I read something somewhere that talked about how just having your device sitting out on the table if you are having dinner with someone is a clear signal to that person you are with that they are not that important. Just having the phone sitting there says to that person…I’m hanging out with you but if something like an email, a text or a social media notification comes through…that is more important and I’ll have to check it. I know more important then anything that could come through on my phone, my daughter holds my heart. I NEVER want her to think that anything that pops up on my phone could be more important than her and the time we spend together…yet I seem to keep having those moments.
I always make a point to put my phone away when she reminds me and thank her for reminding me. Even though those moments still happen, I can tell you they are a lot less frequent than they used to be. I feel like I am getting more practiced at learning to be present and I’m thankful that she helps to remind me to do it!
So why am I telling you all this? I’m telling you because I see the same lack of being present in many of my clients during their Pilates sessions and classes. I see clients checking their texts on their phones and watches, answering the occasional phone call, reading news notifications and just plain being distracted. I am not judging, because I know how hard it is to just be present.
I know that it is such a habit for us to be so connected to everything and everyone all the time that it seems impossible to just focus on one thing. As a teacher I don’t like to have “rules” about not having devices in the studio room because I know that every once in awhile you absolutely need to be able to be reached during your session for something in your life.
But my guess is that 95% of the time the texts, emails, calls and notifications are totally something that could wait without consequence until your 50 minute session is over.
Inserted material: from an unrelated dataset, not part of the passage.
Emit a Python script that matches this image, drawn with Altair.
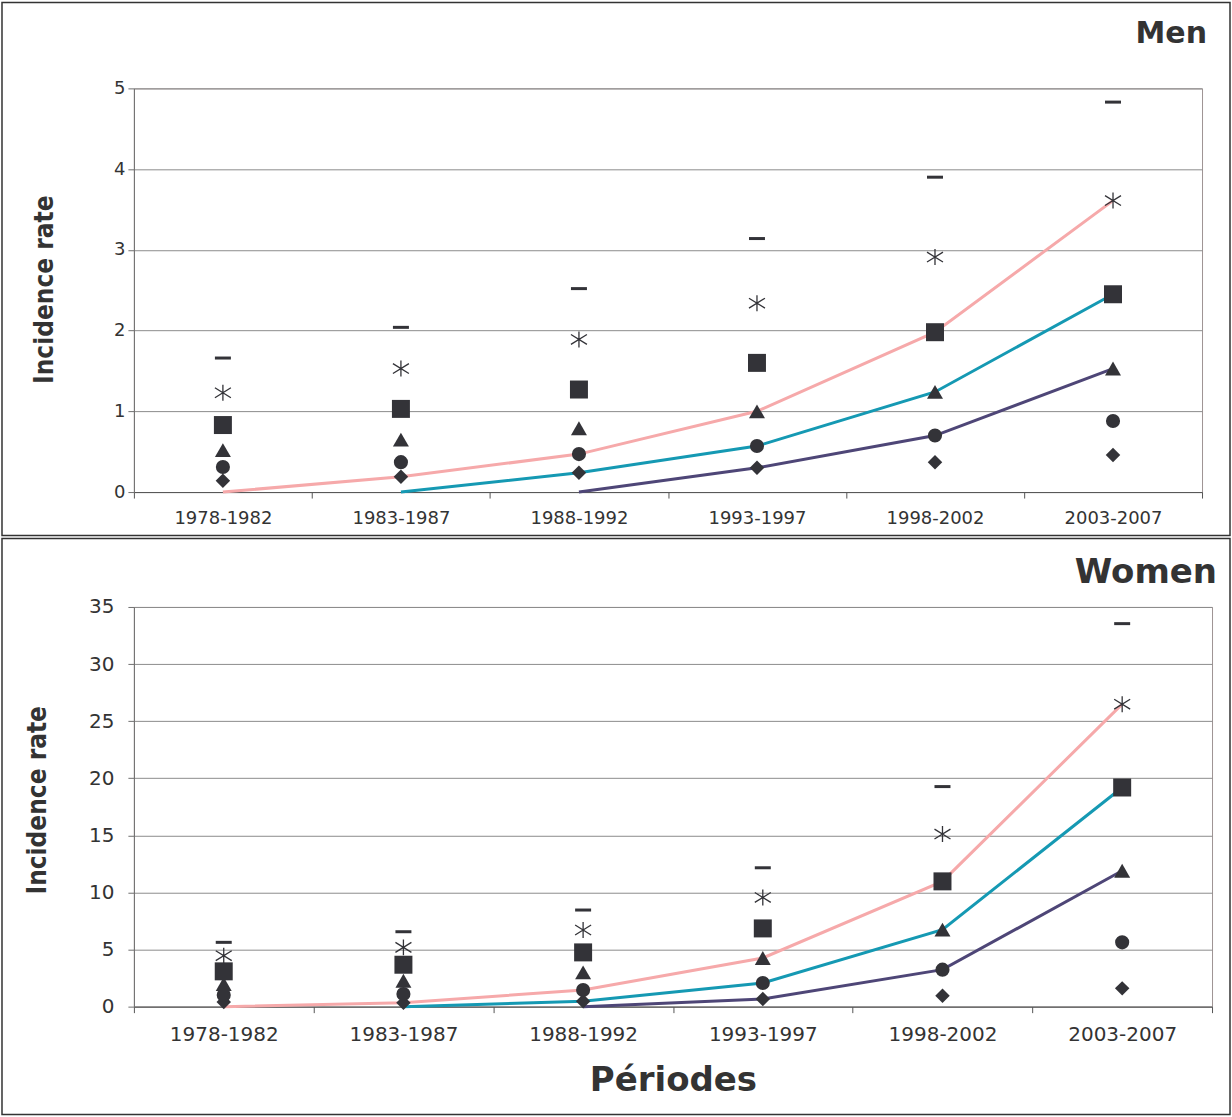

My guess is that you could silence your notifications or leave your device in the car or in your gym bag and all would be good!
I realize that you don’t even realize how often you are checking in and if I brought it up…you might have that heart sinking, embarrassed feeling that I have when my daughter reminds me.
I also think that if you committed to spending your entire 50 minute session or class focused on yourself and what you were doing….the effects would travel into the rest of your life. When we practice being present, we get better at it. When we practice spending almost an hour focused on our own health and well being (and the world does not fall apart in the meantime!) then we get better at listening and being present to our spouse, our kids and our friends.
The effect of being present in your important relationships in your life will surely trickle into more positive, less stressful moments in your life.